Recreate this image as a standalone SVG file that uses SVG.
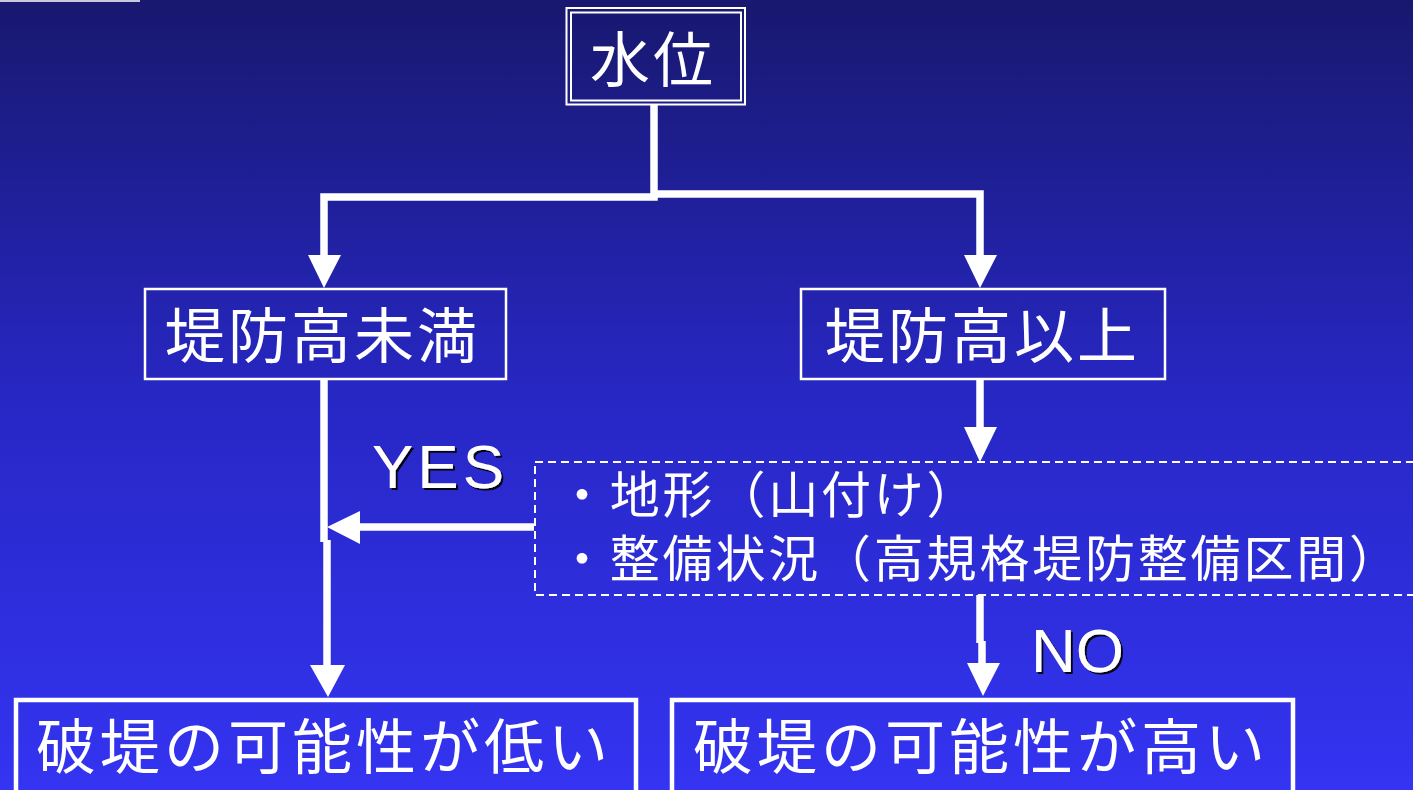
<svg xmlns="http://www.w3.org/2000/svg" width="1413" height="790" viewBox="0 0 1413 790">
  <defs>
    <linearGradient id="bg" x1="0" y1="0" x2="0" y2="1">
      <stop offset="0" stop-color="#18186f"/>
      <stop offset="0.5" stop-color="#2727c4"/>
      <stop offset="1" stop-color="#3434f2"/>
    </linearGradient>
    <filter id="shadow" x="-10%" y="-10%" width="130%" height="130%">
      <feDropShadow dx="2" dy="2" stdDeviation="0.6" flood-color="#000000" flood-opacity="0.9"/>
    </filter>
  </defs>
  <style>
    .box { fill: none; stroke: #ffffff; }
    .thin { stroke-width: 2.5; }
    .thick { stroke-width: 4.5; }
    .jp { font-family: "Noto Sans CJK JP", "Noto Sans", sans-serif; fill: #ffffff; }
    .big { font-size: 60px; letter-spacing: 3px; }
    .mid { font-size: 50px; letter-spacing: 2.8px; }
    .lbl { font-family: "Liberation Sans", Arial, sans-serif; font-size: 62px; fill: #ffffff; filter: url(#shadow); }
    .line { fill: none; stroke: #ffffff; stroke-width: 7.5; }
    .head { fill: #ffffff; }
    .dash { fill: none; stroke: #ffffff; stroke-width: 2; stroke-dasharray: 8 5; }
  </style>
  <rect x="0" y="0" width="1413" height="790" fill="url(#bg)"/>
  <rect x="0" y="0" width="140" height="2" fill="#c8c8dc"/>

  <g id="connectors">
    <path class="line" d="M654,105 V197 H324 V258"/>
    <path class="line" d="M654,194 H980 V258"/>
    <polygon class="head" points="308,255 341,255 324,288"/>
    <polygon class="head" points="964,255 997,255 980,288"/>
    <path class="line" d="M980,380 V430"/>
    <polygon class="head" points="964,427 997,427 980,462"/>
    <path class="line" d="M324,380 V542"/>
    <path class="line" d="M327,540 V668"/>
    <polygon class="head" points="310,665 345,665 328,697"/>
    <path class="line" d="M534,527 H358"/>
    <polygon class="head" points="360,511 360,544 327,527"/>
    <path class="line" d="M980,595 V643"/>
    <path class="line" d="M982,641 V666"/>
    <polygon class="head" points="967,663 1000,663 983,696"/>
  </g>

  <g id="node-suii">
    <rect class="box" x="566.5" y="8" width="178.5" height="96.5" stroke-width="2"/>
    <rect class="box" x="571" y="12.5" width="170" height="88" stroke-width="2"/>
    <text class="jp big" x="590" y="82">水位</text>
  </g>

  <g id="node-miman">
    <rect class="box thin" x="145" y="289" width="361" height="90"/>
    <text class="jp big" x="165" y="358">堤防高未満</text>
  </g>

  <g id="node-ijou">
    <rect class="box thin" x="801" y="289" width="364" height="90"/>
    <text class="jp big" x="825" y="358">堤防高以上</text>
  </g>

  <g id="node-conditions">
    <rect class="dash" x="535" y="462" width="900" height="133"/>
    <text class="jp mid" x="557" y="513"><tspan x="557" y="513">・地形（山付け）</tspan><tspan x="557" y="577">・整備状況（高規格堤防整備区間）</tspan></text>
  </g>

  <g id="label-yes">
    <text class="lbl" x="372" y="488" textLength="132" lengthAdjust="spacing">YES</text>
  </g>
  <g id="label-no">
    <text class="lbl" x="1031" y="672">NO</text>
  </g>

  <g id="node-low">
    <rect class="box thick" x="16" y="700" width="620" height="110"/>
    <text class="jp big" x="36" y="769" style="letter-spacing:4px">破堤の可能性が低い</text>
  </g>

  <g id="node-high">
    <rect class="box thick" x="672" y="700" width="621" height="110"/>
    <text class="jp big" x="693" y="769" style="letter-spacing:4px">破堤の可能性が高い</text>
  </g>
</svg>
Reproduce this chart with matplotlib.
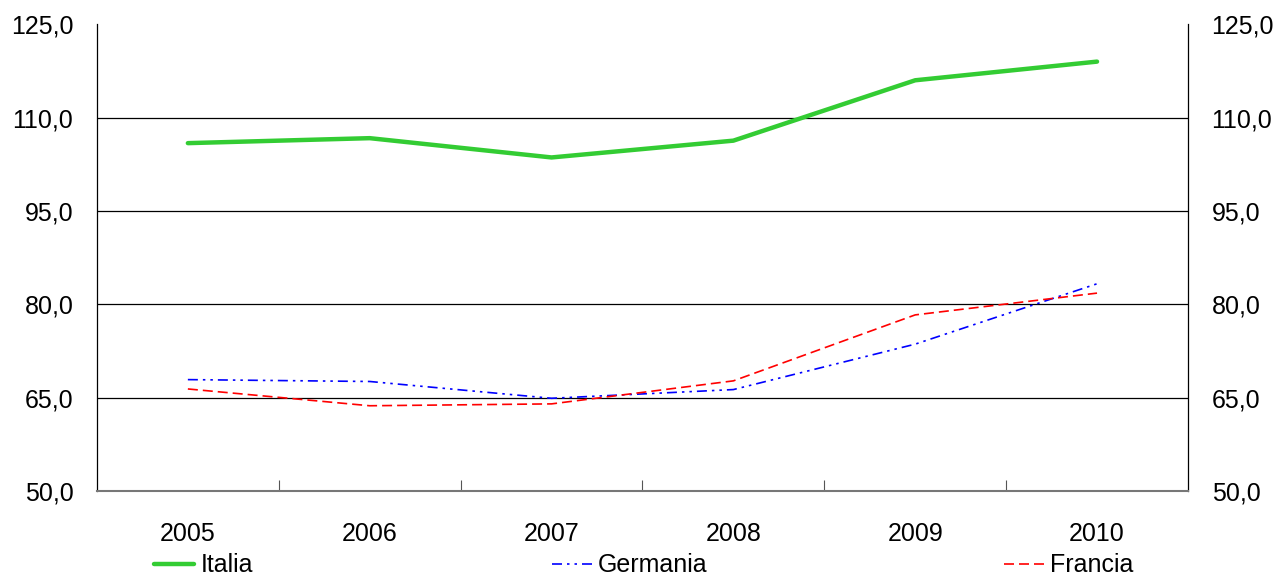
import matplotlib.pyplot as plt
from matplotlib.ticker import FixedLocator, FuncFormatter

anni = ['2005', '2006', '2007', '2008', '2009', '2010']
italia = [105.9, 106.7, 103.6, 106.3, 116.0, 119.0]
germania = [67.9, 67.6, 64.9, 66.3, 73.6, 83.3]
francia = [66.4, 63.7, 64.0, 67.7, 78.3, 81.8]
y_ticks = [50, 65, 80, 95, 110, 125]

plt.rcParams['font.family'] = ['Liberation Sans', 'DejaVu Sans']
plt.rcParams['font.size'] = 18

fig = plt.figure(figsize=(12.79, 5.78), dpi=100)
ax = fig.add_axes([0.0758, 0.1505, 0.853, 0.8075])

x = list(range(len(anni)))
l1, = ax.plot(x, italia, color='#33cc33', lw=3.2, solid_capstyle='round', label='Italia', zorder=4)
l2, = ax.plot(x, germania, color='#0000ff', lw=1.2, dashes=(6, 3, 1.5, 3, 1.5, 3), label='Germania', zorder=3)
l3, = ax.plot(x, francia, color='#ff0000', lw=1.2, dashes=(6, 3), label='Francia', zorder=3)

# grid lines at the intermediate values
for v in y_ticks[1:-1]:
    ax.axhline(v, color='black', lw=0.9, zorder=1)

ax.set_xlim(-0.5, len(anni) - 0.5)
ax.set_ylim(50, 125)
ax.set_xticks(x)
ax.set_xticklabels(anni)
ax.xaxis.set_minor_locator(FixedLocator([i + 0.5 for i in range(len(anni) - 1)]))
ax.tick_params(axis='x', which='major', length=0, pad=22)
ax.tick_params(axis='x', which='minor', direction='in', length=8, width=0.8, color='#555555')

ax.set_yticks(y_ticks)
ax.yaxis.set_major_formatter(FuncFormatter(lambda v, p: f'{v:.1f}'.replace('.', ',')))
ax.tick_params(axis='y', length=0, pad=17, labelright=True, right=False)

ax.spines['top'].set_visible(False)
ax.spines['bottom'].set_color('#777777')
ax.spines['bottom'].set_linewidth(1.5)
ax.spines['left'].set_linewidth(0.9)
ax.spines['right'].set_linewidth(0.9)

# legend entries spread across the bottom
for h, xpos in [(l1, 0.1205), (l2, 0.4315), (l3, 0.785)]:
    fig.legend(handles=[h], loc='center left', bbox_to_anchor=(xpos, 0.022),
               frameon=False, handlelength=1.6, handletextpad=0.25, borderpad=0,
               borderaxespad=0, fontsize=18)

fig.savefig('out.png', dpi=100)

**REQUIRED TASK**
Only the lines from the line containing "Reproduce this chart with matplotlib." through the end of the data are to be reproduced, exactly and with both ends included; pictures are omitted.

**RESULT FOR THIS EXERCISE**
Reproduce this chart with matplotlib.
import matplotlib.pyplot as plt
from matplotlib.ticker import FixedLocator, FuncFormatter

anni = ['2005', '2006', '2007', '2008', '2009', '2010']
italia = [105.9, 106.7, 103.6, 106.3, 116.0, 119.0]
germania = [67.9, 67.6, 64.9, 66.3, 73.6, 83.3]
francia = [66.4, 63.7, 64.0, 67.7, 78.3, 81.8]
y_ticks = [50, 65, 80, 95, 110, 125]

plt.rcParams['font.family'] = ['Liberation Sans', 'DejaVu Sans']
plt.rcParams['font.size'] = 18

fig = plt.figure(figsize=(12.79, 5.78), dpi=100)
ax = fig.add_axes([0.0758, 0.1505, 0.853, 0.8075])

x = list(range(len(anni)))
l1, = ax.plot(x, italia, color='#33cc33', lw=3.2, solid_capstyle='round', label='Italia', zorder=4)
l2, = ax.plot(x, germania, color='#0000ff', lw=1.2, dashes=(6, 3, 1.5, 3, 1.5, 3), label='Germania', zorder=3)
l3, = ax.plot(x, francia, color='#ff0000', lw=1.2, dashes=(6, 3), label='Francia', zorder=3)

# grid lines at the intermediate values
for v in y_ticks[1:-1]:
    ax.axhline(v, color='black', lw=0.9, zorder=1)

ax.set_xlim(-0.5, len(anni) - 0.5)
ax.set_ylim(50, 125)
ax.set_xticks(x)
ax.set_xticklabels(anni)
ax.xaxis.set_minor_locator(FixedLocator([i + 0.5 for i in range(len(anni) - 1)]))
ax.tick_params(axis='x', which='major', length=0, pad=22)
ax.tick_params(axis='x', which='minor', direction='in', length=8, width=0.8, color='#555555')

ax.set_yticks(y_ticks)
ax.yaxis.set_major_formatter(FuncFormatter(lambda v, p: f'{v:.1f}'.replace('.', ',')))
ax.tick_params(axis='y', length=0, pad=17, labelright=True, right=False)

ax.spines['top'].set_visible(False)
ax.spines['bottom'].set_color('#777777')
ax.spines['bottom'].set_linewidth(1.5)
ax.spines['left'].set_linewidth(0.9)
ax.spines['right'].set_linewidth(0.9)

# legend entries spread across the bottom
for h, xpos in [(l1, 0.1205), (l2, 0.4315), (l3, 0.785)]:
    fig.legend(handles=[h], loc='center left', bbox_to_anchor=(xpos, 0.022),
               frameon=False, handlelength=1.6, handletextpad=0.25, borderpad=0,
               borderaxespad=0, fontsize=18)

fig.savefig('out.png', dpi=100)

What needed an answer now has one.